Memerintahkan Termohon untuk melakukan proses hukum selanjutnya sesuai dengan
ketentuan hukum dan peraturan perundang-undangan yang berlaku atas dugaan
tindak pidana korupsi Bank Century dalam bentuk melakukan penyidikan dan
menetapkan tersangka terhadap Boediono,
Muliaman D Hadad, Raden Pardede, dkk, (sebagaiman tertuang dalam surat dakwaan
atas nama Terdakwa BUDI MULYA) atau melimpahkannya kepada Kepolisian dan
atau Kejaksaan untuk dilanjutkan dengan Penyelidikan, Penyidikan dan Penuntutan
dalam proses persidangan di Pengadilan Tipikor Jakarta Pussat;...
Berdasarkan
amar putusan praperadilan a quo jika
dilihat dari perspektif hak asasi manusia, lambatnya proses penyidikan yang
dilakukan oleh KPK kepada Boediono, cs, menyebabkan ternyadinya pelanggaran HAM
terhadap Budi Mulya yang telah dijatuhi pidana selama 15 tahun penjara dan
denda 1 miliar subsider 8 bulan kurangan yang telah diperiksa, diadili, dan
diputus oleh Mahkamah Agung Republik Indonesia pada tingkat Kasasi Nomor: 861 K/Pid.Sus/2015
tanggal 8 April 2015, namun sampai tahun 2018, KPK belum menetapkan tersangka
baru dalam kasus bailout Bank Century
(sebagaiman dalam dakwaan yang bersama-sama dengan Budi Mulya). Dengan demikian, sekali lagi menurut Penulis, putusan
praperadilan a quo masih sejalan
dengan tujuan praperadilan yakni melindungi hak asasi manusia.
IV.
TENTANG AKIBAT HUKUM PUTUSAN
PRAPERADILAN
Kewenangan
untuk melakukan penetapan tersangka sesuai peraturan perundang-undangan adalah
ditangan penyidik dalam hal ini KPK terkait dengan putusan praperadilan yang
memerintahkan agar Boediono, Muliaman D
Hadad, Raden Pardede, dkk sebenarnya perlu dikembalikan pada Penyidik (KPK)
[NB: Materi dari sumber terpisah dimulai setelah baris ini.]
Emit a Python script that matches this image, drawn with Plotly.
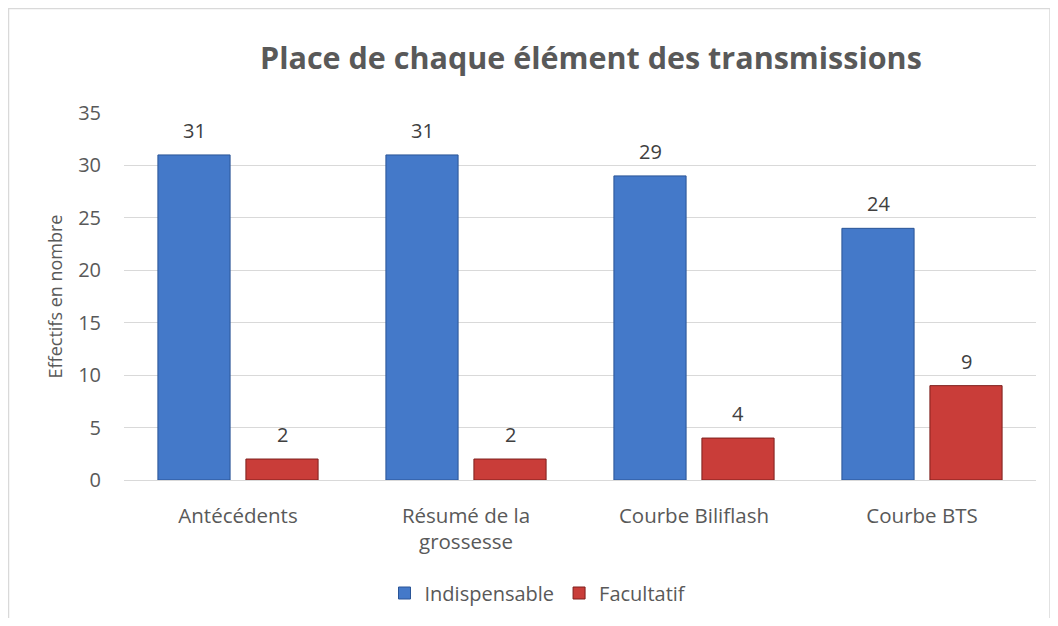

yang menangani perkara tersebut karena pada dasarnya lembaga praperadilan tidak
memiliki kewenangan dalam memerintahkan agar seseorang ditetapkan jadi
tersangka. Namun di sisi lain ada kewajiban bagi KPK untuk mematuhi putusan
praperadilan a quo karena dengan
alasan apapun putusan pengadilan harus dipatuhi terlepas putusan ini baik atau
kurang baik.
Hal yang
perlu diingat ialah apabila KPK akan melaksanakan putusan praperadilan a quo, maka perlu diperhatikan terkait
alat bukti karena jika alat bukti belum memenuhi syarat maka tersangka dapat
mengajukan pembatalan status tersangkanya melalui praperadilan. Jika KPK tidak
dapat melanjutkan proses selanjutnya, maka sebagaimana dalam amar putusan
praperadilan a quo, KPK dapat
melimpahkannya kepada Kepolisian dan/atau Kejaksaan untuk dilanjutkan dengan
Penyelidikan, Penyidikan, dan Penuntutan dalam proses persidangan di Pengadilan
Tipikor Jakarta Pusat.
V.
KESIMPULAN
Berdasarkan
uraian yang telah Penulis uraikan sebelumnya, maka Anantor dapat menyimpulkan
bahwa MAKI sebagai Pemohon Praperadilan mempunyai legal standing sebagai “pihak ketiga yang berkepentingan,” namun
ada pihak yang menurut Penulis lebih berkepentingan yakni Budi Mulya. Budi
Mulya dikatakan sebagai pihak yang paling berkepentingan dalam hal ini karena
atas lambatnya proses pemeriksaan yang dilakukan oleh KPK terhadap Boediono cs
sebagaimana tertuang dalam dakwaan Budi Mulya dan Putusan Mahkamah Agung
Republik Indonesia Nomor: 861 K/Pid.Sus/2015 tanggal 8 April 2015.
Selain
itu, Hakim Praperadilan tidak melampaui wewenang praperadilan. Sebagaimana
tujuan dari praperadilan yakni untuk melindungi Hak Asasi Manusia. Dilihat dari
sisi Budi Mulya, Putusan Praperadilan a
quo telah melindungi HAM Budi Mulya akibat tidak adanya tindak lanjut
terhadap Boediono cs sebagaimana dalam dakwaan atas nama Terdakwa Budi Mulya.